St. Paul, Minn. – Seven juniors have received the Benjamin A. Gilman International Scholarship sponsored by the U.S. Department of State’s Bureau of Educational and Cultural Affairs to study or intern abroad during the spring 2017 term. They are: Sariyya Atasoy from McLean, Va., Cecilia Caro from Iliff, Colo., Ayaan Natala from St. Paul, Minn., Samia Osman from Minneapolis, Minn., Jordana Palmer from Margate, Fla., Chesterfield Polkey from Jacksonville, Fla., and Kristen Tuttle from Fort Gratiot, Mich.
They represent seven of over 850 American undergraduate students from 359 colleges and universities across the U.S. selected to receive the prestigious Benjamin A. Gilman International Scholarship.
Gilman scholars receive up to $5,000 to apply towards their study abroad or internship program costs. The program offers grants for U.S. citizen undergraduate students of limited financial means to pursue academic studies or credit-bearing, career-oriented internships abroad. Such international exchange is intended to better prepare U.S. students to thrive in the global economy and interdependent world. Scholarship recipients have the opportunity to gain a better understanding of other cultures, countries, languages, and economies — making them better prepared to assume leadership roles within government and the private sector.

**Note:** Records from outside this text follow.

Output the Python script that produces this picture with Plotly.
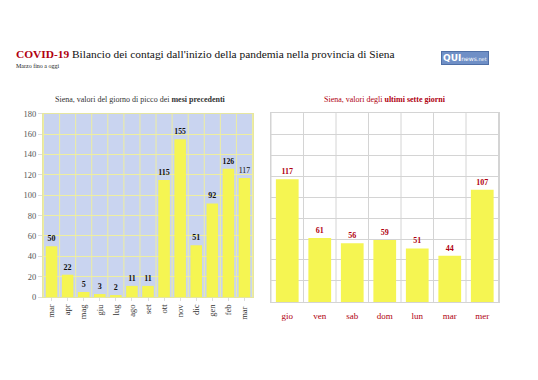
import plotly.graph_objects as go

# ---- data ----
months = ["mar", "apr", "mag", "giu", "lug", "ago", "set", "ott", "nov", "dic", "gen", "feb", "mar "]
peak_values = [50, 22, 5, 3, 2, 11, 11, 115, 155, 51, 92, 126, 117]
days = ["gio", "ven", "sab", "dom", "lun", "mar", "mer"]
week_values = [117, 61, 56, 59, 51, 44, 107]
y_ticks = [0, 20, 40, 60, 80, 100, 120, 140, 160, 180]

SERIF = "Liberation Serif, DejaVu Serif, serif"
DARKRED = "#b0000f"
BAR = "#f5f552"

W, H = 538, 380
def px(x): return x / W
def py(y): return 1 - y / H

left_text = ["<b>%d</b>" % v for v in peak_values[:-1]] + ["%d" % peak_values[-1]]

fig = go.Figure()
fig.add_trace(go.Bar(
    x=months, y=peak_values, xaxis="x", yaxis="y",
    marker=dict(color=BAR, line=dict(width=0)), width=0.72,
    text=left_text, textposition="outside", cliponaxis=False,
    textfont=dict(family=SERIF, size=8, color="#111111"),
    hoverinfo="x+y",
))
fig.add_trace(go.Bar(
    x=days, y=week_values, xaxis="x2", yaxis="y2",
    marker=dict(color=BAR, line=dict(width=0)), width=0.7,
    text=["<b>%d</b>" % v for v in week_values], textposition="outside", cliponaxis=False,
    textfont=dict(family=SERIF, size=8, color=DARKRED),
    hoverinfo="x+y",
))

shapes = [dict(type="rect", xref="x domain", yref="y domain", x0=0, x1=1, y0=0, y1=1,
               fillcolor="#c9d4f0", line=dict(width=0), layer="below")]
for i in range(len(months) + 1):
    shapes.append(dict(type="line", xref="x", yref="y domain", x0=i - 0.5, x1=i - 0.5, y0=0, y1=1,
                       line=dict(color="#eeeea0", width=1), layer="below"))
for i in range(len(days) + 1):
    shapes.append(dict(type="line", xref="x2", yref="y2 domain", x0=i - 0.5, x1=i - 0.5, y0=0, y1=1,
                       line=dict(color="#d4d4d4", width=1), layer="below"))

annotations = [
    dict(xref="paper", yref="paper", x=px(14), y=py(50), xanchor="left", yanchor="middle",
         text="<b><span style='color:%s'>COVID-19</span></b> Bilancio dei contagi dall'inizio della pandemia nella provincia di Siena" % DARKRED,
         showarrow=False, font=dict(family=SERIF, size=11.4, color="#111111")),
    dict(xref="paper", yref="paper", x=px(14), y=py(63), xanchor="left", yanchor="middle",
         text="Marzo fino a oggi", showarrow=False, font=dict(family=SERIF, size=6, color="#222222")),
    dict(xref="paper", yref="paper", x=px(140), y=py(97), xanchor="center", yanchor="middle",
         text="Siena, valori del giorno di picco dei <b>mesi precedenti</b>", showarrow=False,
         font=dict(family=SERIF, size=8, color="#333333")),
    dict(xref="paper", yref="paper", x=px(385), y=py(97), xanchor="center", yanchor="middle",
         text="Siena, valori degli <b>ultimi sette giorni</b>", showarrow=False,
         font=dict(family=SERIF, size=8, color=DARKRED)),
    dict(xref="paper", yref="paper", x=px(465), y=py(54), xanchor="center", yanchor="middle",
         text="<b>QUI</b><span style='font-size:6px'>news</span><span style='font-size:5px'>.net</span>",
         showarrow=False, bgcolor="#6f8fc6", bordercolor="#4f6fa6", borderwidth=1, borderpad=1,
         font=dict(family="DejaVu Sans, sans-serif", size=9, color="white")),
]

fig.update_layout(
    width=W, height=H, margin=dict(l=0, r=0, t=0, b=0),
    paper_bgcolor="white", plot_bgcolor="white",
    showlegend=False, bargap=0.28,
    shapes=shapes, annotations=annotations,
    xaxis=dict(domain=[px(43), px(253)], anchor="y", tickangle=-90,
               tickfont=dict(family=SERIF, size=8.5, color="#333333"),
               showgrid=False, showline=True, linecolor="#e6e6a0", mirror=True,
               ticks="outside", ticklen=3, tickcolor="#dddddd", fixedrange=True),
    yaxis=dict(domain=[py(300), py(111.7)], anchor="x", range=[0, 180], tickvals=y_ticks,
               tickfont=dict(family=SERIF, size=8.5, color="#555555"),
               showgrid=True, gridcolor="#eeeea0", gridwidth=1, zeroline=False,
               showline=True, linecolor="#e6e6a0", mirror=True, layer="below traces",
               ticks="outside", ticklen=4, tickcolor="#dddddd", fixedrange=True),
    xaxis2=dict(domain=[px(270.5), px(499)], anchor="y2",
                tickfont=dict(family=SERIF, size=9, color=DARKRED),
                ticks="outside", ticklen=5, tickcolor="rgba(0,0,0,0)",
                showgrid=False, showline=True, linecolor="#d4d4d4", mirror=True, fixedrange=True),
    yaxis2=dict(domain=[py(305), py(111)], anchor="x2", range=[0, 180], tickvals=y_ticks,
                showticklabels=False, showgrid=True, gridcolor="#d4d4d4", zeroline=False,
                showline=True, linecolor="#d4d4d4", mirror=True, fixedrange=True),
)

fig.write_html("out.html", config={"displayModeBar": False},
               post_script="document.body.style.margin='0';document.body.style.overflow='hidden';")
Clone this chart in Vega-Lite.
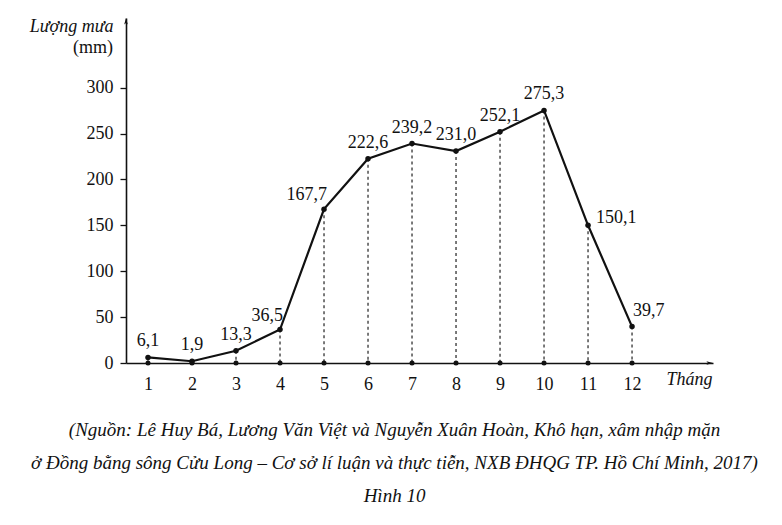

Atasoy said receiving the Gilman means “having an opportunity to immerse myself in the study of the language and culture that I wouldn’t have had otherwise.” She will be going to Shanghai, China, where she’ll be taking both language intensive and economics courses. “Since this is my first time visiting China, I’m planning on travelling around the country, visiting both large cities as well as more rural areas,” Atasoy said. She has not settled on what she’ll do after Macalester but knows she wants to combine languages and travel in her future.
For Caro, receiving the Gilman has made the opportunity to study away, a reality. “This scholarship is not only aiding me financially,” she said, “but validating the need for different perspectives to be centered, shared, challenged, learned from, and built upon.” She will be in Cochabamba, Bolivia, taking classes that focus on the critical global issues of identity, globalization, and resilience as they pertain to an ethnically diverse country like Bolivia and, she’ll be completing an independent study project looking into the social, cultural, and political impact of indigenous communities on multiculturalism in Bolivian education. Caro will be travelling to learn about other communities within the country and looks forward to engaging with and nuancing what “my Latinx identity means in the context of Latin America.” After Macalester, she plans to pursue a Master’s degree in education.
For Natala, the Gilman allows her to reach her personal and career goals abroad. She will be at the University of Cape Town in South Africa where she will take history and philosophy classes, conduct an independent research project related to her Honors topic, start a blog, study for the GRE, and connect with UCT Mellon Mays Undergraduate Fellows. What will she do after Macalester? “As a Mellon Fellow, I am currently researching grad school programs and mentors to help me with that process,” Natala said. “However, I will take a gap year to work on art and social justice projects in the Twin Cities before I go back into academia.”
Osman’s program is in Rabat, Morocco, and focuses on the impact of transnational migration and it’s influence on personal identities and culture. “With this research,” she said, “I hope to be able to understand how the forced migration of groups of people, especially refugees, alters their understanding of who they are and their perceived sense of home.” She also wants to improve her Arabic so she can interact on a more personal level with her research participants and get a more nuanced view of their reality. Osman is planning on law school to “further study the legal side of much of what I learned from my Human Rights and Humanitarianism Concentration at Macalester.” But after graduation, she will conduct further research on the identity of refugees and “continue to make efforts to understand what is currently a significant part of global politics and the human rights regime.”
Palmer, who will be in Shanghai, China, sees the Gilman as an opportunity to be able to travel and study internationally. She will be studying political science and sociology as well as taking Mandarin Chinese classes. During her time abroad, she said she looks forward to “travelling to different cities, interacting with the locals and explore Chinese culture.” Once she graduates from Macalester and before she applies to graduate school, she would like to intern at a think tank in DC or work with an international non-profit within Asia.
Polkey will be going to Senegal where, for the first seven weeks of his program, he will be taking courses all taught in French. “The classes will center specifically around international development,” he said. “During the last six weeks, I will be interning with an NGO where I’ll learn about the ways the Senegalese are combatting poverty in their country.” After graduating from Macalester, Polkey plans to work as a researcher at a public policy and advocacy institute. From there, he hopes to earn a joint PhD in public policy and sociology.
Tuttle said receiving the Gilman is a huge honor. “The Gilman program connects so many students who are planning to study away or who have previously studied away,” Tuttle said, “and already I can see how helpful this network is. I’m honored to be a part of it.” She will be studying abroad in Belo Horizonte, Brazil, where she plans to direct-enroll in the university (Pontifical Catholic University of Minas Gerais) and work at an internship. Tuttle is a Hispanic Studies and Educational Studies double major, and after Macalester, she wants to teach, preferably in an elementary school.